Starting at the line that contains "Convert this chart to matplotlib code." and stopping after the line that contains "fig.savefig('out.png', dpi=100)", copy the lines exactly. Pictures are left out.

* Begin Data shown *

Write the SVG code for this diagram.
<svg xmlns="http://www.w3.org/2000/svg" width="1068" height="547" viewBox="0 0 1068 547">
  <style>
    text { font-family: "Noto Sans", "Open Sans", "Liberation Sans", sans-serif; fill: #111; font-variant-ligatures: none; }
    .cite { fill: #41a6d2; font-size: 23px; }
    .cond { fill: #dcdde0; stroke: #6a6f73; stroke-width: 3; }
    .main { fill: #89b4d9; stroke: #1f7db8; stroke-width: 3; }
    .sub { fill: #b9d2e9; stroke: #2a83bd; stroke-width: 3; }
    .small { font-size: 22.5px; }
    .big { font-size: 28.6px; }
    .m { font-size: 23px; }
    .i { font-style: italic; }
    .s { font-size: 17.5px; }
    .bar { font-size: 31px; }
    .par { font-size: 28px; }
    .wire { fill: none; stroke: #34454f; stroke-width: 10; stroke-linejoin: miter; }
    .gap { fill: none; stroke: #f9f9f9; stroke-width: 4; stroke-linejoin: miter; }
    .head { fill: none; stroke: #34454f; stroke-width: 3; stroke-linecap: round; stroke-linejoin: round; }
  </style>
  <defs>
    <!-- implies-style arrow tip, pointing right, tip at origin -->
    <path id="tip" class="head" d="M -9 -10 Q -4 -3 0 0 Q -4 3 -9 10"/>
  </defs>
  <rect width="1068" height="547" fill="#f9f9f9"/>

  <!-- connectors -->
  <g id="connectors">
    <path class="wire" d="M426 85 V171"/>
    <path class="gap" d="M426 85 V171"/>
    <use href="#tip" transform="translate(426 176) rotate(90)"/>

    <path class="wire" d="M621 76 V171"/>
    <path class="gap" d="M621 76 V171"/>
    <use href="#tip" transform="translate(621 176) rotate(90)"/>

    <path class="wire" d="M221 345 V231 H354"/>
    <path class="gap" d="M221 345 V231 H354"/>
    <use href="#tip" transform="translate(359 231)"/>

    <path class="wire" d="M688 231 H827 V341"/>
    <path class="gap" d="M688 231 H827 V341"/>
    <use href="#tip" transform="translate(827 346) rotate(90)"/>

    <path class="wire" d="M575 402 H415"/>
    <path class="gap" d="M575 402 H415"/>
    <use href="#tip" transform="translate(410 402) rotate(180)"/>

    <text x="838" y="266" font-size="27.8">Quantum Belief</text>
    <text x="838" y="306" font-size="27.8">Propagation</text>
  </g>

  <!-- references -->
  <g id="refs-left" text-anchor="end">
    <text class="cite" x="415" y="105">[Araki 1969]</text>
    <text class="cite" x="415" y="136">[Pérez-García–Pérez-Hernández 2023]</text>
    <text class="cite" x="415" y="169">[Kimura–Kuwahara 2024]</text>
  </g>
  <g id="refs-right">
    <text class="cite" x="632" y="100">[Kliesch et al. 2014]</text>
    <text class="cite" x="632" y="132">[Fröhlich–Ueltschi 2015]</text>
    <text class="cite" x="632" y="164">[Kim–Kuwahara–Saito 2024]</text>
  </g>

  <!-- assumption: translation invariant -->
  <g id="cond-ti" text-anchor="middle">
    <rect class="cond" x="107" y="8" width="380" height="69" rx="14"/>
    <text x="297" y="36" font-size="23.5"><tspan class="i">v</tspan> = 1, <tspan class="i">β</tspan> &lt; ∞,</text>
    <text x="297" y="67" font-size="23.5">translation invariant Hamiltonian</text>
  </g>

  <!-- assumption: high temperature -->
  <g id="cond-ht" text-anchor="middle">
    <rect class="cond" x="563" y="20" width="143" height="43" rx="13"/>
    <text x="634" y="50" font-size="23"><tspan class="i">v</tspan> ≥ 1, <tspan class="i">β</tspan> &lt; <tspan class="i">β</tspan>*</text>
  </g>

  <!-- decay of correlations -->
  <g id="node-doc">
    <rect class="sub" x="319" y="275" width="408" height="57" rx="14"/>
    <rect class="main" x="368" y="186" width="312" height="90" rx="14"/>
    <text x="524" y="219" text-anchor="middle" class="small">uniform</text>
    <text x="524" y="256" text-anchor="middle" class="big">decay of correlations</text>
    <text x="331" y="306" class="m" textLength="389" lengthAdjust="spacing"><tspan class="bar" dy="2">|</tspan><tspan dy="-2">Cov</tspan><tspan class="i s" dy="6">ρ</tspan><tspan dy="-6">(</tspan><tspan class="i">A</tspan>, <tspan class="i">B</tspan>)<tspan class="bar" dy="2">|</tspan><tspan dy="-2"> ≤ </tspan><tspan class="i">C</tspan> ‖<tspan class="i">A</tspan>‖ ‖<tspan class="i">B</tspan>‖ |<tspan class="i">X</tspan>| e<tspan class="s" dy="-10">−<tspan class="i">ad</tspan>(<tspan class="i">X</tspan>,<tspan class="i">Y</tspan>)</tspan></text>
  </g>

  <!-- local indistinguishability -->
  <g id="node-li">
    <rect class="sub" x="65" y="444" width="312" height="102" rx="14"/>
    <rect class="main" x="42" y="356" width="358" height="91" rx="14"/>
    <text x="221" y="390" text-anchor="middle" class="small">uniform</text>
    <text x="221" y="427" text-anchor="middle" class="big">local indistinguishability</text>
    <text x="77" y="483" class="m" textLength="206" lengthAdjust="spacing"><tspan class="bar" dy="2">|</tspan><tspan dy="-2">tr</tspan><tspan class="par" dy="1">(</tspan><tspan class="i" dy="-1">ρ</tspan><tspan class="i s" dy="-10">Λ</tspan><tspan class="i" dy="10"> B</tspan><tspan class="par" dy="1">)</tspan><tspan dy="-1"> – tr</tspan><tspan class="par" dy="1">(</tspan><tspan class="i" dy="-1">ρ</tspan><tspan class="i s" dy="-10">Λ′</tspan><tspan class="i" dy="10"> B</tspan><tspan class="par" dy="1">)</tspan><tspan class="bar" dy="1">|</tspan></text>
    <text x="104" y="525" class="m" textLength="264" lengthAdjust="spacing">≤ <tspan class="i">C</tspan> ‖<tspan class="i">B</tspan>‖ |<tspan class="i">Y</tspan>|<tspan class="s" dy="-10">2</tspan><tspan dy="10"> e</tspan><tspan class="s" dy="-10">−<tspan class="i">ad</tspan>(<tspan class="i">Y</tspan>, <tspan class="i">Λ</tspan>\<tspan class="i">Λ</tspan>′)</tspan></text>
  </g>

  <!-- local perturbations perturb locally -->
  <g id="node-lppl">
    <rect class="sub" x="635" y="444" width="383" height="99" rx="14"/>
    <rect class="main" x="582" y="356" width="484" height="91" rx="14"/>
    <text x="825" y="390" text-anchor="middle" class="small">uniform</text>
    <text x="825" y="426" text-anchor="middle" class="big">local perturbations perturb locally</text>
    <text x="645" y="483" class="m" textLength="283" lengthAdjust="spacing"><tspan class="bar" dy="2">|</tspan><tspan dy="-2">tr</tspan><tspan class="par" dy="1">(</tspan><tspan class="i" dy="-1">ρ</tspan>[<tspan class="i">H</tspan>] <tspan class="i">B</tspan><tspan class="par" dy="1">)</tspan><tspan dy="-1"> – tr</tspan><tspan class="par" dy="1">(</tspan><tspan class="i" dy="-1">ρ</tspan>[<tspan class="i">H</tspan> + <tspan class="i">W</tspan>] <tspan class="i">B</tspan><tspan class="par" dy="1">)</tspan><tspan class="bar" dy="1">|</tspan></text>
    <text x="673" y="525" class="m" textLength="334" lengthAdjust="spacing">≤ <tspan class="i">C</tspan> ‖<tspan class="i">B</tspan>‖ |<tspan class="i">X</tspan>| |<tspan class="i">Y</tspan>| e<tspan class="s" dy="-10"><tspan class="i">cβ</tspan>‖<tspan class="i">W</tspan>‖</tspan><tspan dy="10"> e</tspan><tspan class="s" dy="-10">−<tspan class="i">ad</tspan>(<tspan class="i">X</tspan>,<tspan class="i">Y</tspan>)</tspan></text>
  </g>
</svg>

* End Data shown *
* Begin Data shown *

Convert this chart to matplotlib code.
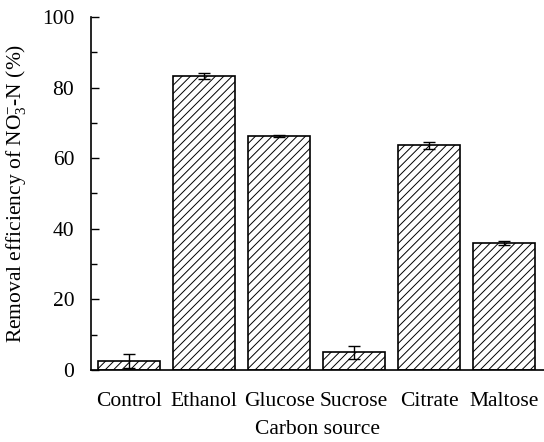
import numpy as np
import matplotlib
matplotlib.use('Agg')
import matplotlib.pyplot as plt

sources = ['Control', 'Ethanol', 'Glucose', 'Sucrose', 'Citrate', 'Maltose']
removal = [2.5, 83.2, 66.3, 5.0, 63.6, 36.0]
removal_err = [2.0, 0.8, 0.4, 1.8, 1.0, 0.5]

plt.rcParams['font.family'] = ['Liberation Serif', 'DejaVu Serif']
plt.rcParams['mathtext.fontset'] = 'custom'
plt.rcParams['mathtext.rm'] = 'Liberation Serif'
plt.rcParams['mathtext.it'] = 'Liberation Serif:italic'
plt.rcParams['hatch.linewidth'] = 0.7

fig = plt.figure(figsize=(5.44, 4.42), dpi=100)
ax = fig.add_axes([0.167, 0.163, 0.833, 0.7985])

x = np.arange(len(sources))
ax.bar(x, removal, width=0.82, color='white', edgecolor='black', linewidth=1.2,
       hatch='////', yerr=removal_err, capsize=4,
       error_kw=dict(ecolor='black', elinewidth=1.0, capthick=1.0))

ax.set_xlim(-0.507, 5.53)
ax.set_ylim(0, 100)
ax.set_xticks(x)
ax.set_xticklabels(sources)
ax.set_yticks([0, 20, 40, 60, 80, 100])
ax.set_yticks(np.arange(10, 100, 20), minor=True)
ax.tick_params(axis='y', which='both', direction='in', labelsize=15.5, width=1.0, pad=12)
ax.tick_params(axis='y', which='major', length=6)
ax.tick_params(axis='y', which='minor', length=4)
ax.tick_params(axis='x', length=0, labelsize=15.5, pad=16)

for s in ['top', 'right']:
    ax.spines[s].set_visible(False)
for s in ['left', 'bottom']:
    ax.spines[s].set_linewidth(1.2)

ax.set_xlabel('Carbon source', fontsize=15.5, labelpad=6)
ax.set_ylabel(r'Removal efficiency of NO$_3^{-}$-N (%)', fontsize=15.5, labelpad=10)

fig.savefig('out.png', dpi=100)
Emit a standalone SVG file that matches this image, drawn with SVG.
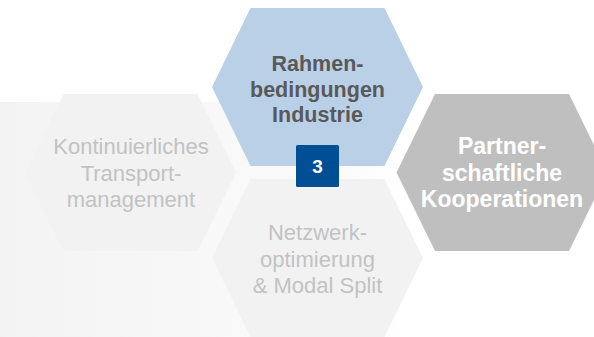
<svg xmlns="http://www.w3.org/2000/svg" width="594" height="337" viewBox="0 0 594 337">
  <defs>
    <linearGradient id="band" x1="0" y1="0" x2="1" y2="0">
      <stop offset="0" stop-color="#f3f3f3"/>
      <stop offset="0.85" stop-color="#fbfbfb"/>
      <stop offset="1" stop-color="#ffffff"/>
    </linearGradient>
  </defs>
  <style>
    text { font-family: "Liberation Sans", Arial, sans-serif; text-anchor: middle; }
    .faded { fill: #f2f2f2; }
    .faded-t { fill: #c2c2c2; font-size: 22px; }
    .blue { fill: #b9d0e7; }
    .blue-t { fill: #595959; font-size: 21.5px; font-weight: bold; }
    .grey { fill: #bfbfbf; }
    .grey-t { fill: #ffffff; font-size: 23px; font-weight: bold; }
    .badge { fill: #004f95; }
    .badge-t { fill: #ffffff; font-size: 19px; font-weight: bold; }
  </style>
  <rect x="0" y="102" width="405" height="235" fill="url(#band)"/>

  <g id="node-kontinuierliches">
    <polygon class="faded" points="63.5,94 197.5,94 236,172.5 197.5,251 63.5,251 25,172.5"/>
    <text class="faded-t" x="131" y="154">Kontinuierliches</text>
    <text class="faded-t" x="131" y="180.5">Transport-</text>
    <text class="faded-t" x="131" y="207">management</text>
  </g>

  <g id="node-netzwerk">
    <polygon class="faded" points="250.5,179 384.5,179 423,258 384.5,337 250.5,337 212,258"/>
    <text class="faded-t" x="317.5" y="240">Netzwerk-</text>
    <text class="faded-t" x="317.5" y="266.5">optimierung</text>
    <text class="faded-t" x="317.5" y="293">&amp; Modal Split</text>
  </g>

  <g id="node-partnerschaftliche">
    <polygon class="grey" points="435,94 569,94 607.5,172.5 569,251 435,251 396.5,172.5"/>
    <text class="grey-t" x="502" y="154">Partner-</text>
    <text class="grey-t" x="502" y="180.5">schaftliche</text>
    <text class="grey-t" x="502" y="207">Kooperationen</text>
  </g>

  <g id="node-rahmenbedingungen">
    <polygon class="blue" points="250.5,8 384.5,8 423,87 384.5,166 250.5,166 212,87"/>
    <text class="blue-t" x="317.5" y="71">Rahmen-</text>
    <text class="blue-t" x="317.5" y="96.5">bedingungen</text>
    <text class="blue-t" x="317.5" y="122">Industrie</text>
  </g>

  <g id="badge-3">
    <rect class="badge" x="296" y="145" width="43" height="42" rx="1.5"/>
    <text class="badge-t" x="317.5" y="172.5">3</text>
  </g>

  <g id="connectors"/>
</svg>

* End Data shown *

** Complete output **
Convert this chart to matplotlib code.
import numpy as np
import matplotlib
matplotlib.use('Agg')
import matplotlib.pyplot as plt

sources = ['Control', 'Ethanol', 'Glucose', 'Sucrose', 'Citrate', 'Maltose']
removal = [2.5, 83.2, 66.3, 5.0, 63.6, 36.0]
removal_err = [2.0, 0.8, 0.4, 1.8, 1.0, 0.5]

plt.rcParams['font.family'] = ['Liberation Serif', 'DejaVu Serif']
plt.rcParams['mathtext.fontset'] = 'custom'
plt.rcParams['mathtext.rm'] = 'Liberation Serif'
plt.rcParams['mathtext.it'] = 'Liberation Serif:italic'
plt.rcParams['hatch.linewidth'] = 0.7

fig = plt.figure(figsize=(5.44, 4.42), dpi=100)
ax = fig.add_axes([0.167, 0.163, 0.833, 0.7985])

x = np.arange(len(sources))
ax.bar(x, removal, width=0.82, color='white', edgecolor='black', linewidth=1.2,
       hatch='////', yerr=removal_err, capsize=4,
       error_kw=dict(ecolor='black', elinewidth=1.0, capthick=1.0))

ax.set_xlim(-0.507, 5.53)
ax.set_ylim(0, 100)
ax.set_xticks(x)
ax.set_xticklabels(sources)
ax.set_yticks([0, 20, 40, 60, 80, 100])
ax.set_yticks(np.arange(10, 100, 20), minor=True)
ax.tick_params(axis='y', which='both', direction='in', labelsize=15.5, width=1.0, pad=12)
ax.tick_params(axis='y', which='major', length=6)
ax.tick_params(axis='y', which='minor', length=4)
ax.tick_params(axis='x', length=0, labelsize=15.5, pad=16)

for s in ['top', 'right']:
    ax.spines[s].set_visible(False)
for s in ['left', 'bottom']:
    ax.spines[s].set_linewidth(1.2)

ax.set_xlabel('Carbon source', fontsize=15.5, labelpad=6)
ax.set_ylabel(r'Removal efficiency of NO$_3^{-}$-N (%)', fontsize=15.5, labelpad=10)

fig.savefig('out.png', dpi=100)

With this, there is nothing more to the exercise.